Und wie soll das in der Praxis gehen?
Wir müssen bei wichtigen Projekten viel öfter auch die Basis einbeziehen, die direkt am Thema ist. Ein banales Beispiel: Wenn Sie rund um ein Bauprojekt Blumenbeete planen, werden Ihnen wahrscheinlich die der Technischen Betriebe schon auf dem Plan zeigen können, wo Ihnen die Leute durchs Beet laufen werden wenn Sie nicht entsprechend pragmatisch umplanen. Wir brauchen mehr Teamarbeit und die muss von der Spitze her glaubwürdig gelebt werden.
Im Grunde bedeutet das aber doch einen ordentlichen Perspektivwechsel. Könnte der nicht manchen überfordern?
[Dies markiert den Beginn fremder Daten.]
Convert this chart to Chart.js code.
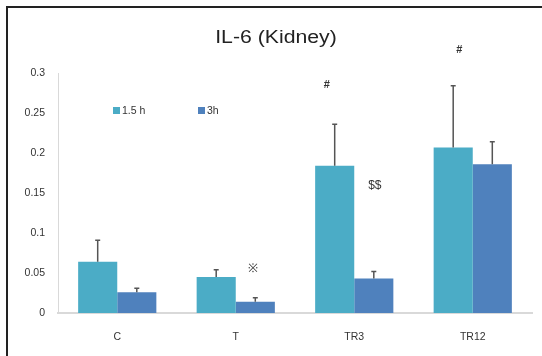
<!DOCTYPE html>
<html>
<head>
<meta charset="utf-8">
<script src="https://cdn.jsdelivr.net/npm/chart.js@4.4.0/dist/chart.umd.min.js"></script>
<style>
body { margin: 0; background: #fff; }
#wrap { position: relative; width: 542px; height: 356px; overflow: hidden; }
#frame { position: absolute; left: 6px; top: 6px; right: -10px; bottom: -10px; border-left: 2px solid #222; border-top: 2px solid #222; }
canvas { position: absolute; left: 0; top: 0; }
</style>
</head>
<body>
<div id="wrap">
  <div id="frame"></div>
  <canvas id="il6-chart" width="542" height="356"></canvas>
</div>
<script>
const groups = ['C', 'T', 'TR3', 'TR12'];
const seriesNames = ['1.5 h', '3h'];
const values15h = [0.064, 0.045, 0.184, 0.207];
const values3h = [0.026, 0.014, 0.043, 0.186];
const errors15h = [0.027, 0.009, 0.052, 0.077];
const errors3h = [0.005, 0.005, 0.009, 0.028];
const yTicks = [0, 0.05, 0.1, 0.15, 0.2, 0.25, 0.3];

// significance marks: text, group index, series index, height (in axis units)
const marks = ['※', '$$', '#', '#'];
const markGroup = [1, 2, 2, 3];
const markSeries = [1, 1, 0, 0];
const markLevel = [0.056, 0.159, 0.285, 0.329];

const colors = ['#4BACC6', '#4F81BD'];
const errors = [errors15h, errors3h];
const font = '"Liberation Sans", Arial, sans-serif';

const extras = {
    id: 'extras',
    afterDatasetsDraw(chart) {
        const ctx = chart.ctx;
        const y = chart.scales.y;
        ctx.save();
        ctx.strokeStyle = '#555';
        ctx.lineWidth = 1.5;
        chart.data.datasets.forEach((ds, s) => {
            chart.getDatasetMeta(s).data.forEach((bar, i) => {
                const top = y.getPixelForValue(ds.data[i] + errors[s][i]);
                ctx.beginPath();
                ctx.moveTo(bar.x, bar.y);
                ctx.lineTo(bar.x, top);
                ctx.moveTo(bar.x - 2.5, top);
                ctx.lineTo(bar.x + 2.5, top);
                ctx.stroke();
            });
        });
        ctx.restore();
    },
    afterDraw(chart) {
        const ctx = chart.ctx;
        const y = chart.scales.y;
        ctx.save();
        // title, a bit wider like the original
        ctx.fillStyle = '#222';
        ctx.font = '18px ' + font;
        ctx.textAlign = 'center';
        ctx.textBaseline = 'middle';
        ctx.save();
        ctx.translate(276, 38);
        ctx.scale(1.18, 1);
        ctx.fillText('IL-6 (Kidney)', 0, 0);
        ctx.restore();

        // legend
        ctx.font = '10.5px ' + font;
        ctx.textAlign = 'left';
        const legendX = [113, 198];
        seriesNames.forEach((name, s) => {
            ctx.fillStyle = colors[s];
            ctx.fillRect(legendX[s], 107, 7, 7);
            ctx.fillStyle = '#333';
            ctx.fillText(name, legendX[s] + 9, 111);
        });

        // marks
        const dx = [-2, 1, -8, 6];
        ctx.textAlign = 'center';
        ctx.fillStyle = '#333';
        marks.forEach((m, k) => {
            const bar = chart.getDatasetMeta(markSeries[k]).data[markGroup[k]];
            ctx.font = (m === '#' ? 'bold 11px ' : '12px ') + font;
            ctx.fillText(m, bar.x + dx[k], y.getPixelForValue(markLevel[k]));
        });
        ctx.restore();
    }
};

new Chart(document.getElementById('il6-chart'), {
    type: 'bar',
    data: {
        labels: groups,
        datasets: [{
            label: seriesNames[0],
            data: values15h,
            backgroundColor: colors[0]
        }, {
            label: seriesNames[1],
            data: values3h,
            backgroundColor: colors[1]
        }]
    },
    options: {
        responsive: false,
        animation: false,
        layout: {
            padding: { top: 73, right: 10, bottom: 0, left: 0 }
        },
        datasets: {
            bar: {
                barPercentage: 1,
                categoryPercentage: 0.66
            }
        },
        plugins: {
            legend: { display: false },
            title: { display: false },
            tooltip: { enabled: false }
        },
        scales: {
            x: {
                grid: { display: false, drawTicks: false },
                border: { color: '#d9d9d9', width: 2 },
                ticks: {
                    color: '#333',
                    font: { family: font, size: 10.5 },
                    padding: 18
                },
                afterFit(scale) { scale.height = 43; }
            },
            y: {
                min: 0,
                max: 0.3,
                grid: { display: false, drawTicks: false },
                border: { color: '#d9d9d9', width: 1 },
                afterBuildTicks(scale) {
                    scale.ticks = yTicks.map(v => ({ value: v }));
                },
                ticks: {
                    color: '#333',
                    font: { family: font, size: 10.5 },
                    padding: 13,
                    callback: v => String(+v.toFixed(2))
                },
                afterFit(scale) { scale.width = 58; }
            }
        }
    },
    plugins: [extras]
});
</script>
</body>
</html>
Wieso Perspektivwechsel? Und wieso überfordern? Ich spüre bei meinen häufigen Besuchen in allen Ebenen des Rathauses sogar eine gewisse Hoffnung vieler Beschäftigter: Ihnen ist klar, dass die Verwaltung als Ermöglicher und Wegbereiter für gute Ideen und Planungen ein ganz anderes Ansehen in der Bürgerschaft haben wird. Ich will, dass die Arbeit in der Verwaltung breit anerkannt wird und dass Rathaus und Bürgerschaft wirklich gemeinsam an Solingens Zukunft arbeiten können. Übrigens wird das auch ganz neue Anstrengungen bei der Personalplanung erfordern: Wir brauchen im wachsenden Wettstreit um Fachkräfte eine klare Strategie für attraktive Arbeitsplätze in unserer Verwaltung mit allem, was engagierte Beschäftigte heute zu Recht erwarten. Dazu gehört es auch, mehr Frauen in Führungspositionen zu bringen.
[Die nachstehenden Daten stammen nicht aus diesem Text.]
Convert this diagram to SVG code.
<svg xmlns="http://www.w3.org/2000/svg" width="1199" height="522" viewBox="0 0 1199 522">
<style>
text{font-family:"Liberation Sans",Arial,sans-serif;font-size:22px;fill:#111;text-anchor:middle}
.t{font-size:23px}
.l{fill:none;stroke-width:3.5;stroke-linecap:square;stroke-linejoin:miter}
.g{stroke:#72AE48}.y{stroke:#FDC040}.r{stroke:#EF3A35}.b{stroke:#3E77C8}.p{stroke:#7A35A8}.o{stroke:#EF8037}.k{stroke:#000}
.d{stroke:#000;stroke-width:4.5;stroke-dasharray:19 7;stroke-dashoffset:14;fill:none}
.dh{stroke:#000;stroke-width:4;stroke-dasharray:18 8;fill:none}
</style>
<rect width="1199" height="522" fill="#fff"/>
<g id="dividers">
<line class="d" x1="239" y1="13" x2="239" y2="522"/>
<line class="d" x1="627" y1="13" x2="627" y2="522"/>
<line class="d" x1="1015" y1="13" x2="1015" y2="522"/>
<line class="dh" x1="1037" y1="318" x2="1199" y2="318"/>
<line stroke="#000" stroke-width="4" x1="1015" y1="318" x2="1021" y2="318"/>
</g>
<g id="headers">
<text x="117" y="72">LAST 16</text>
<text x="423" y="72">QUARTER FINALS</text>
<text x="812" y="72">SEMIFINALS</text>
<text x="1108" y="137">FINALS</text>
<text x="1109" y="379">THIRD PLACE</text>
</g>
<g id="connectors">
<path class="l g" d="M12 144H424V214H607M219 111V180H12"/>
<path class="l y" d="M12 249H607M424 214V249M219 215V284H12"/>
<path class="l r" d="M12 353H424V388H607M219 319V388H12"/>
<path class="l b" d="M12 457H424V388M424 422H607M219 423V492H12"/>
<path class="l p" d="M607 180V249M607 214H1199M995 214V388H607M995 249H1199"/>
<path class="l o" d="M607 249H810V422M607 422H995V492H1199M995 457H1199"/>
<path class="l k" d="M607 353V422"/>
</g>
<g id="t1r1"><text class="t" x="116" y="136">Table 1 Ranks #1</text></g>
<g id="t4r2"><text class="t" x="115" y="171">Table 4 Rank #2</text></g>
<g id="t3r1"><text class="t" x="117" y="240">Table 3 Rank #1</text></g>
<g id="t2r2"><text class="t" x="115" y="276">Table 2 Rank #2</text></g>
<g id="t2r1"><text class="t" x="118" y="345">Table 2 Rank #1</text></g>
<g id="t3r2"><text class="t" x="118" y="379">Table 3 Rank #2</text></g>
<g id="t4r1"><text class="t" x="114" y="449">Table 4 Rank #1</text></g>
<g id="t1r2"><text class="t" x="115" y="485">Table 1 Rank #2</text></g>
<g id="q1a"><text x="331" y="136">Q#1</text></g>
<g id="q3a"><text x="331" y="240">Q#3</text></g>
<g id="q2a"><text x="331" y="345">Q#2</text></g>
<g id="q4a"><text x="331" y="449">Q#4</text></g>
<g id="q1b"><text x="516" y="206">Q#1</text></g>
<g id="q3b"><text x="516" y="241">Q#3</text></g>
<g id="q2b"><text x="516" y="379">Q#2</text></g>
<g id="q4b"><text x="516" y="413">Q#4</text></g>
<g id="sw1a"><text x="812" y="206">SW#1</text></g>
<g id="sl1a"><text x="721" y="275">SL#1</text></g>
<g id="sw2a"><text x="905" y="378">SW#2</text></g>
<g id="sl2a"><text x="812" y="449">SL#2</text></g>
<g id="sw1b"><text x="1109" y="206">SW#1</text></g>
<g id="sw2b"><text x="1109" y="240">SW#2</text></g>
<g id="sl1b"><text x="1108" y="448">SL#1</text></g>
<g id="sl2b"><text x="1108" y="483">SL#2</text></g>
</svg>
Auf den Rathaus-Fluren werden aber auch Sorgen vor einem großen Stühlerücken kolportiert
Na klar, vor einer OB-Wahl hat der Flurfunk Hochkonjunktur! Aber im Ernst: Ich lehne jede Gesinnungs-Auslese ab, weder in die eine, noch in die andere Richtung. Ich brauche die richtige Frau oder den richtigen Mann am richtigen Platz! Und noch ein kleiner Hinweis: In unserer Verwaltung arbeiten so viele hochengagierte und -qualifizierte Beschäftigte, dass ich mir um einen vertrauenswürdigen, starken Stab an meiner Seite keinerlei Sorgen mache.
Sie fühlen sich also bereit für die Verantwortung auch wenn Sie nicht aus der Verwaltung kommen?
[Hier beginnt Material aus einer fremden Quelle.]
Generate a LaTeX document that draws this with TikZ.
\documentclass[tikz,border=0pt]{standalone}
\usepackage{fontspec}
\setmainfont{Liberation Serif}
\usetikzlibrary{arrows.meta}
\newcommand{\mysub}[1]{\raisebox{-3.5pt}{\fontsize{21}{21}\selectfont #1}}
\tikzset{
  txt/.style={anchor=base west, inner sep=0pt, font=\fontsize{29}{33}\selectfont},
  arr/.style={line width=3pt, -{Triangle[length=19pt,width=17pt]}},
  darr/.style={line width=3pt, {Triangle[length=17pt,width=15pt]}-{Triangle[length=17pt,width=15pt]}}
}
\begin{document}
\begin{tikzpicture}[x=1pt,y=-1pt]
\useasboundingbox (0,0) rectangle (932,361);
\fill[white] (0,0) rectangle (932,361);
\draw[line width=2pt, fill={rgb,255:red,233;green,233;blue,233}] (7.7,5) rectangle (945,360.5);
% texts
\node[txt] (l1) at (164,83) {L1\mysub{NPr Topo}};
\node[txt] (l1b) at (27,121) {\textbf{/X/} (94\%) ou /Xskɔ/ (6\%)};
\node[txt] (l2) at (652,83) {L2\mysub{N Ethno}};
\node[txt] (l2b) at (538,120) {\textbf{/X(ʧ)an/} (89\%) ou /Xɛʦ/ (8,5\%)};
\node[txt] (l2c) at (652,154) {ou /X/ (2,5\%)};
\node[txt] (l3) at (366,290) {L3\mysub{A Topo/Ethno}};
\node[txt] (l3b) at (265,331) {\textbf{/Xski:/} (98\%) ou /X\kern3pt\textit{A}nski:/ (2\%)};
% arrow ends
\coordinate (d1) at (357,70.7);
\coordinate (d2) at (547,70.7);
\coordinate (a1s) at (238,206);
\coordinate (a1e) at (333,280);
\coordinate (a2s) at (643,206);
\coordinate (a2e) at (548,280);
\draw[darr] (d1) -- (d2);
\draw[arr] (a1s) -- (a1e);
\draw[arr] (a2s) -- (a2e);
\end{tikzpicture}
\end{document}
Auf jeden Fall. Denn ich bin gerade dadurch im Rathaus unabhängig im Denken und Handeln. Damit bin ich automatisch ein Verbündeter all derer, die in jeder Situation einen neuen, individuell passenden Denkansatz suchen. Ich spüre da bei vielen Beschäftigten sogar schon eine gewisse Hoffnung auf mir ruhen, wenn ich wie so oft in der Woche im Rathaus unterwegs bin. Solingen braucht einen Oberbürgermeister, der Motor und Motivator ist für die Zukunftsfragen unserer Stadt. Ich will gestalten, moderieren und die Kreativität im Rathaus nach Kräften fördern.